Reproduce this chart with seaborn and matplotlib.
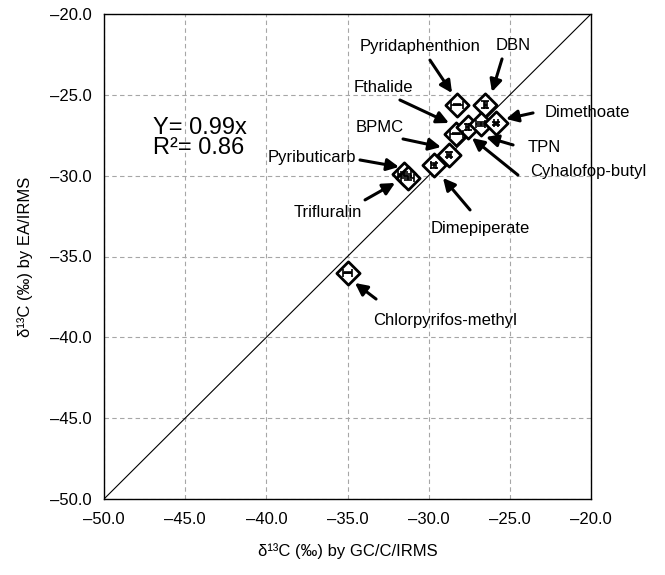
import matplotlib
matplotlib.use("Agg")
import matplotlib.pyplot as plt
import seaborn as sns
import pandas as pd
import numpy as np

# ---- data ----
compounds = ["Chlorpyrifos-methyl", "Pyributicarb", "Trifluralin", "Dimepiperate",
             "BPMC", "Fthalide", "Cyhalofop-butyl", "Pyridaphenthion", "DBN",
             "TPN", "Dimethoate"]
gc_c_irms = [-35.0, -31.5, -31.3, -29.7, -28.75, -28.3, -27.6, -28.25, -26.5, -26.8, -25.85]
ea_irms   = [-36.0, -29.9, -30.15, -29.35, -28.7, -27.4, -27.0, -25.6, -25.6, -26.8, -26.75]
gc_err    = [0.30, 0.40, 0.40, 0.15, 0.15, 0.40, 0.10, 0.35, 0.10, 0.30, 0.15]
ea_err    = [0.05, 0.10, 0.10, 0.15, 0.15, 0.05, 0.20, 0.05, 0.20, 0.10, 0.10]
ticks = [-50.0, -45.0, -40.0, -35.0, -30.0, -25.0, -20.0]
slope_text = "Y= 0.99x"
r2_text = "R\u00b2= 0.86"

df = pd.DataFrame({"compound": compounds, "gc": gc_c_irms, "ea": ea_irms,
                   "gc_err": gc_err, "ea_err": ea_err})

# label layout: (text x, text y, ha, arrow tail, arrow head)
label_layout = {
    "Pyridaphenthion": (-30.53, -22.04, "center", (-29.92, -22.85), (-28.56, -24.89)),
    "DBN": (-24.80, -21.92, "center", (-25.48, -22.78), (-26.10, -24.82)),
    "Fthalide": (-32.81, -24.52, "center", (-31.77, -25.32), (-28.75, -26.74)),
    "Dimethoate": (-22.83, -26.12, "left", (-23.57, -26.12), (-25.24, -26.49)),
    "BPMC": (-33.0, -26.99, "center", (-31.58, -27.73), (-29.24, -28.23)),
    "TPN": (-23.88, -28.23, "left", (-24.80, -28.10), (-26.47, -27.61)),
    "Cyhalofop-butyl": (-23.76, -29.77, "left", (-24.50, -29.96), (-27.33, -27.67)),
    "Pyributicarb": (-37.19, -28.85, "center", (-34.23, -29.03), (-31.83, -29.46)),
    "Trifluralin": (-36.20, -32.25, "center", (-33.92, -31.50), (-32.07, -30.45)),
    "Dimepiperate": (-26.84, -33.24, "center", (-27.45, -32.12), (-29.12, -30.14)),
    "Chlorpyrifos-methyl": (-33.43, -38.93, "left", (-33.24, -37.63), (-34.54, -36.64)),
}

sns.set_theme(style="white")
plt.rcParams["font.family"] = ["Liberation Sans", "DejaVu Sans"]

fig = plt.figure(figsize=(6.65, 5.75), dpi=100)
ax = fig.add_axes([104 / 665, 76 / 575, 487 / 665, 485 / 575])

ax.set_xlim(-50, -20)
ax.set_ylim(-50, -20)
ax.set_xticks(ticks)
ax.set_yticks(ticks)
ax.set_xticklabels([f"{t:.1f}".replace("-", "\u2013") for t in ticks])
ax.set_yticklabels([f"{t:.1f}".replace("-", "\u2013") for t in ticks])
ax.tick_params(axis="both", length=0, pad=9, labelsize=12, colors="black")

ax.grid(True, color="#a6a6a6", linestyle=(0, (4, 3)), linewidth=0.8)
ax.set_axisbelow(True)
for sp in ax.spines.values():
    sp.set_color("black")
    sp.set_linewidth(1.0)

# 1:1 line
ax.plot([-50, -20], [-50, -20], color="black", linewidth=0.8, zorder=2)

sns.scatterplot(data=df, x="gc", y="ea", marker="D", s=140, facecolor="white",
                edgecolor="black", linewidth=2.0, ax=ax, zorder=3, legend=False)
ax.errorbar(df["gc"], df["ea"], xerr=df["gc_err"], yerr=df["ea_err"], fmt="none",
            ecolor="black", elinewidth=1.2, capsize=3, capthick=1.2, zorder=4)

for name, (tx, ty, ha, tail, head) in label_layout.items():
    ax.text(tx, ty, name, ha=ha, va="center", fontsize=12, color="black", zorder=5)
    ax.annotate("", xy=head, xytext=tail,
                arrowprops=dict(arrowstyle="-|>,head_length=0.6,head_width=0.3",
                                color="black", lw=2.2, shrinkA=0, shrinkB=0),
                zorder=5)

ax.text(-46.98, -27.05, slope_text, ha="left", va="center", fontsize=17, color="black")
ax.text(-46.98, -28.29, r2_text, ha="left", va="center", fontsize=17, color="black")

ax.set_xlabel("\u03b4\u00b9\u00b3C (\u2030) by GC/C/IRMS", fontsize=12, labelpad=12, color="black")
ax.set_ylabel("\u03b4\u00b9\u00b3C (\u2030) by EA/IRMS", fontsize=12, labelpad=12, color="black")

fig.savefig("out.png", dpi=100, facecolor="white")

_ _ _ _ _ _ _

◆ EXERCISE PROMPT ◆
Up to and including the line with "import numpy as np", copy the data above from its first line. Skip pictures.

◆ SOLUTION BELOW ◆
Reproduce this chart with seaborn and matplotlib.
import matplotlib
matplotlib.use("Agg")
import matplotlib.pyplot as plt
import seaborn as sns
import pandas as pd
import numpy as np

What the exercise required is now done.